Among the entries below, copy only the span from the line containing "Write a Python" through the line containing "plt.rcParams['font.family'] = ['Liberation". Do so exactly, and skip the pictures.

********************

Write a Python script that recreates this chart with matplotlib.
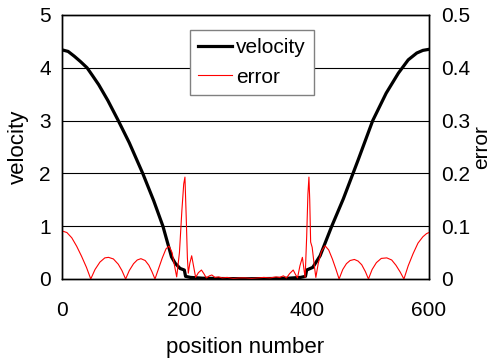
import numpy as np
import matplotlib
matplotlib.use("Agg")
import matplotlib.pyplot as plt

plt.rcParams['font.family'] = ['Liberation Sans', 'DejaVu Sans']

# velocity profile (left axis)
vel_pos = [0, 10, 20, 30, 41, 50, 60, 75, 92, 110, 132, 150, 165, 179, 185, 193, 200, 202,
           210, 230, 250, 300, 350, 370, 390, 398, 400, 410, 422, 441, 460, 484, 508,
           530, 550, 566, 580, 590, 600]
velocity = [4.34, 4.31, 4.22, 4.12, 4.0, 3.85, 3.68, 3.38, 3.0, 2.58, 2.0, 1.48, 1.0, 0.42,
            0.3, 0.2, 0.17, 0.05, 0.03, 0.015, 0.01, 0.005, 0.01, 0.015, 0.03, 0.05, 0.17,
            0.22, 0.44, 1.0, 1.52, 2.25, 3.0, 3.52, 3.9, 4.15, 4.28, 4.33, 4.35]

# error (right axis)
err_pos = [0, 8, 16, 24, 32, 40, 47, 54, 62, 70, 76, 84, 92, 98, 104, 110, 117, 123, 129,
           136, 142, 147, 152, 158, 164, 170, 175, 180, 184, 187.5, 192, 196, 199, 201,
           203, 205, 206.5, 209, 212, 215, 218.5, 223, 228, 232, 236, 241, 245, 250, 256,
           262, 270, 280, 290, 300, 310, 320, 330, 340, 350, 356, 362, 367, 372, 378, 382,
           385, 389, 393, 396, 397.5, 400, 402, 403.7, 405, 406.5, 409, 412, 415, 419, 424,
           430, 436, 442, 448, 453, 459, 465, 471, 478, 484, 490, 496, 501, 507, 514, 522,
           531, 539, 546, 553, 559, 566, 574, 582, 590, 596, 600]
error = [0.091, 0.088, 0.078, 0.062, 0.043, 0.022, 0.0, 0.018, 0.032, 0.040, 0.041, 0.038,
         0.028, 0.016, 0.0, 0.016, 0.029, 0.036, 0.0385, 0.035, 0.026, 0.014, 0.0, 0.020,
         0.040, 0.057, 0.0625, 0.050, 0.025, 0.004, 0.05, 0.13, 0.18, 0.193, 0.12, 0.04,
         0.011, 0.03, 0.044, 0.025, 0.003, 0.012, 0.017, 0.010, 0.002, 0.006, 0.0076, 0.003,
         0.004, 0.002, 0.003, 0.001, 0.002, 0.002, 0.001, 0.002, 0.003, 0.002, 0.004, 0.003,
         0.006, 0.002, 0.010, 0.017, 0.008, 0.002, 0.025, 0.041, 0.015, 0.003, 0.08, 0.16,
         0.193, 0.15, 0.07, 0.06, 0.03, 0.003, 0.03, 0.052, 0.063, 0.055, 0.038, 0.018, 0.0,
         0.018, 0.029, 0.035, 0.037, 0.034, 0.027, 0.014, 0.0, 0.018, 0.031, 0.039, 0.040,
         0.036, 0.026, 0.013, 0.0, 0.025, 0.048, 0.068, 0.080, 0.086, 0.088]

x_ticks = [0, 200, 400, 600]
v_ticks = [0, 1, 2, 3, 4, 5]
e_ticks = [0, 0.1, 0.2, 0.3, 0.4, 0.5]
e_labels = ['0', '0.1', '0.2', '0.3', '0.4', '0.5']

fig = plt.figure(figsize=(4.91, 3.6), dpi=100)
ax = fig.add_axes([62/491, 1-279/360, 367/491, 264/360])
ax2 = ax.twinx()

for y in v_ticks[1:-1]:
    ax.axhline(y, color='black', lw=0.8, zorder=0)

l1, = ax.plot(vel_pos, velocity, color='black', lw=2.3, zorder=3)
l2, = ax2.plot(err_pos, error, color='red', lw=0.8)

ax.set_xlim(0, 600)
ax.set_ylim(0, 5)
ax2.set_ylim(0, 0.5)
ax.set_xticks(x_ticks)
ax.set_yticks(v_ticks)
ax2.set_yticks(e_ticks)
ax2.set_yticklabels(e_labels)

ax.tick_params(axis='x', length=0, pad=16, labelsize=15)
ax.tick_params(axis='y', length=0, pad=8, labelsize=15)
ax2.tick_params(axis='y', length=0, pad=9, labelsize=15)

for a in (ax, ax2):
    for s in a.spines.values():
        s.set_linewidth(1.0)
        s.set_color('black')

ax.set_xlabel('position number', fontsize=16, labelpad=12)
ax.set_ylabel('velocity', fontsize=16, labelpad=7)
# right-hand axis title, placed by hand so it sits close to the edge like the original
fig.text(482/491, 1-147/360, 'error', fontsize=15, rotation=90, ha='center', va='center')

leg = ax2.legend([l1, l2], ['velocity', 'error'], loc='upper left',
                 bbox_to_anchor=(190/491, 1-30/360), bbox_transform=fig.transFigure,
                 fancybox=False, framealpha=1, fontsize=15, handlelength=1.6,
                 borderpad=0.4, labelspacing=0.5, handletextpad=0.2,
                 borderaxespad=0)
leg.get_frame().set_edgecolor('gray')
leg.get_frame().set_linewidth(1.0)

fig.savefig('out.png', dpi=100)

********************

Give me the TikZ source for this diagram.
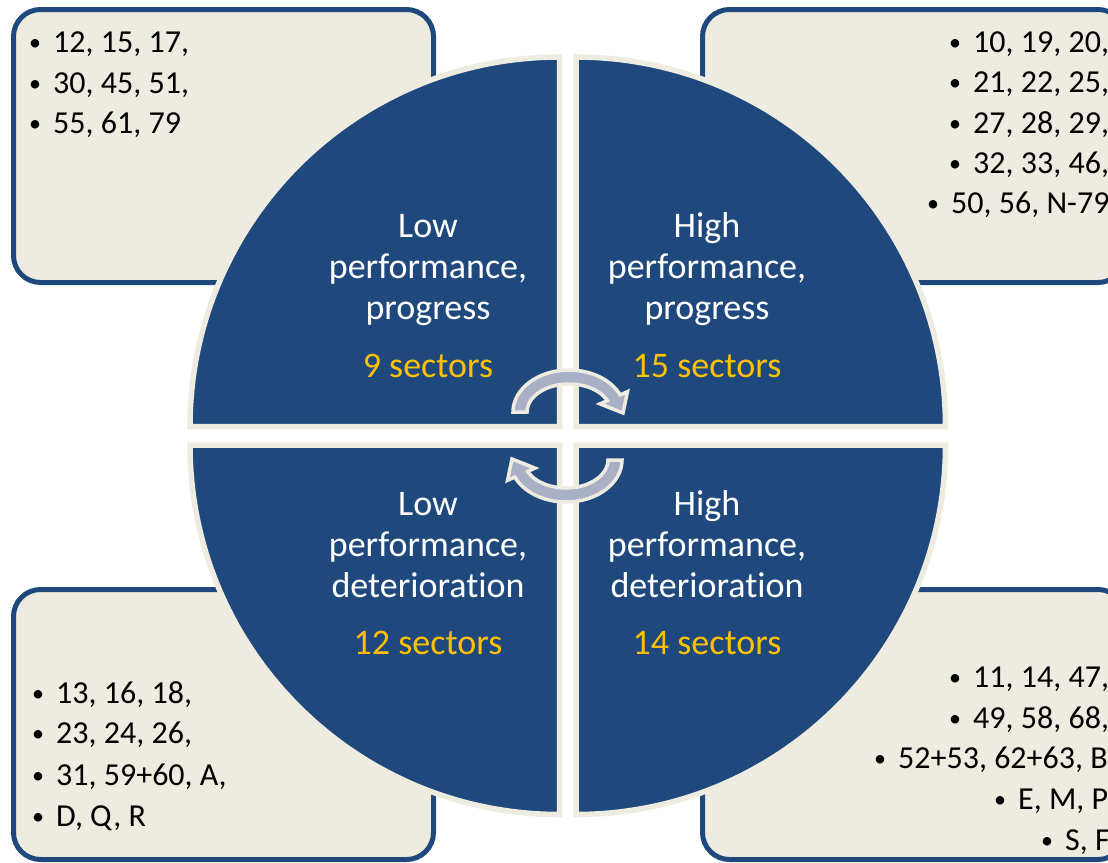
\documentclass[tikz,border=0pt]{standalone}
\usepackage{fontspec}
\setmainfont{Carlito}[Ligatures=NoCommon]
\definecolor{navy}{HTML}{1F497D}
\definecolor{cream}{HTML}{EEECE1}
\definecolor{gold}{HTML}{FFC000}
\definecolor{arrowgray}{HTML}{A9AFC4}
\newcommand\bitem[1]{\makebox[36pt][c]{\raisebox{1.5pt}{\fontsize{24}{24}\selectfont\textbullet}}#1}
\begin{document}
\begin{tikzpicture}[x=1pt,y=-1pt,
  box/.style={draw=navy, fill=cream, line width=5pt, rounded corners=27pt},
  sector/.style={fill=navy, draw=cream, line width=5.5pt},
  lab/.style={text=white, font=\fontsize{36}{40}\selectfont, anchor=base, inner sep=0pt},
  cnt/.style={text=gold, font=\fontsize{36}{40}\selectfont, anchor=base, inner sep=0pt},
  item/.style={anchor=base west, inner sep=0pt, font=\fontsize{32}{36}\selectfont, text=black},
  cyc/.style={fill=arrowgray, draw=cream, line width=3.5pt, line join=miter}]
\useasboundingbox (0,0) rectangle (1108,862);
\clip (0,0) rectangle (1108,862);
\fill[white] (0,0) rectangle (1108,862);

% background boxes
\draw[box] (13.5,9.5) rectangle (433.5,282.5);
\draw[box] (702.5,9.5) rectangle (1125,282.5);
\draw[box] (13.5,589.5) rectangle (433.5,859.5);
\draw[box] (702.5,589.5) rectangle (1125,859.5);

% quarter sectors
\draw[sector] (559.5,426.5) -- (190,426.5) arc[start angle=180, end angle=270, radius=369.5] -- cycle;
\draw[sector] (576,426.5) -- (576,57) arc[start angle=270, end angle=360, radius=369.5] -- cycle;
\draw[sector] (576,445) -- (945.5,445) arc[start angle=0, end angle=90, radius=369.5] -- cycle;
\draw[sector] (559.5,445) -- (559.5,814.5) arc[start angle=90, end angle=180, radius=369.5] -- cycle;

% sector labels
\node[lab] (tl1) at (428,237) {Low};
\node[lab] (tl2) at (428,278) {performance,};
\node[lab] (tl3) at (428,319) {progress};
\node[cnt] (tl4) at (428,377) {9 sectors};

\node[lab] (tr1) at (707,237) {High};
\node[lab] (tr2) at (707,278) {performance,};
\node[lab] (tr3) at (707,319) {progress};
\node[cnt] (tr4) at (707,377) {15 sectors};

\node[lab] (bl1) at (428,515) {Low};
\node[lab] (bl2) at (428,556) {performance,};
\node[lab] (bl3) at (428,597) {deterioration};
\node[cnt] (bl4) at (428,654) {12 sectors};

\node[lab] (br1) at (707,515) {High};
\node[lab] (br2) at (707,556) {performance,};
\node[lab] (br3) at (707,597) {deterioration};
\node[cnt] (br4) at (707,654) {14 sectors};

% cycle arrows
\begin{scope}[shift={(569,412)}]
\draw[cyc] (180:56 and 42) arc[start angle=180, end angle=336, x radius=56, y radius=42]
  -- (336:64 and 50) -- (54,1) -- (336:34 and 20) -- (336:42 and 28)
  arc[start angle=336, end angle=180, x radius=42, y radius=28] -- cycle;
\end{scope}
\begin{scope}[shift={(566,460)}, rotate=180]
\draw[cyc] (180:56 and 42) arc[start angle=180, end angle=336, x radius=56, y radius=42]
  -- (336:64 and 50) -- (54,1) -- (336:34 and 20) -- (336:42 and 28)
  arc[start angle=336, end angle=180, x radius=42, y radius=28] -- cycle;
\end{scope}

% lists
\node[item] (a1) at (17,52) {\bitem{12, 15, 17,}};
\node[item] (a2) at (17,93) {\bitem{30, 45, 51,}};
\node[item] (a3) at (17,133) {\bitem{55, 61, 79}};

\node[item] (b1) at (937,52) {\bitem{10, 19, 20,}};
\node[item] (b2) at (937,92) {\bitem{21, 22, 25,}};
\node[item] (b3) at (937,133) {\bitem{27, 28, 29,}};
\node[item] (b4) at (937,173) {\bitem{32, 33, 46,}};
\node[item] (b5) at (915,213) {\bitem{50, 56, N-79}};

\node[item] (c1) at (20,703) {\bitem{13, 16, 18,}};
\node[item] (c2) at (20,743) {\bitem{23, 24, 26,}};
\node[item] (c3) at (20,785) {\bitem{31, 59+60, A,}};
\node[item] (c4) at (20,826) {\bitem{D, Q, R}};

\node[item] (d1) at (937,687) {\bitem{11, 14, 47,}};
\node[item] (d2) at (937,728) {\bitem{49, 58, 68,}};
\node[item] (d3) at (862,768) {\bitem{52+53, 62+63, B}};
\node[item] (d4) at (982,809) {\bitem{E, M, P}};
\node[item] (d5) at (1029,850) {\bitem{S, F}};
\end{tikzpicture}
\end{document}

********************

### Exercise result
Write a Python script that recreates this chart with matplotlib.
import numpy as np
import matplotlib
matplotlib.use("Agg")
import matplotlib.pyplot as plt

plt.rcParams['font.family'] = ['Liberation Sans', 'DejaVu Sans']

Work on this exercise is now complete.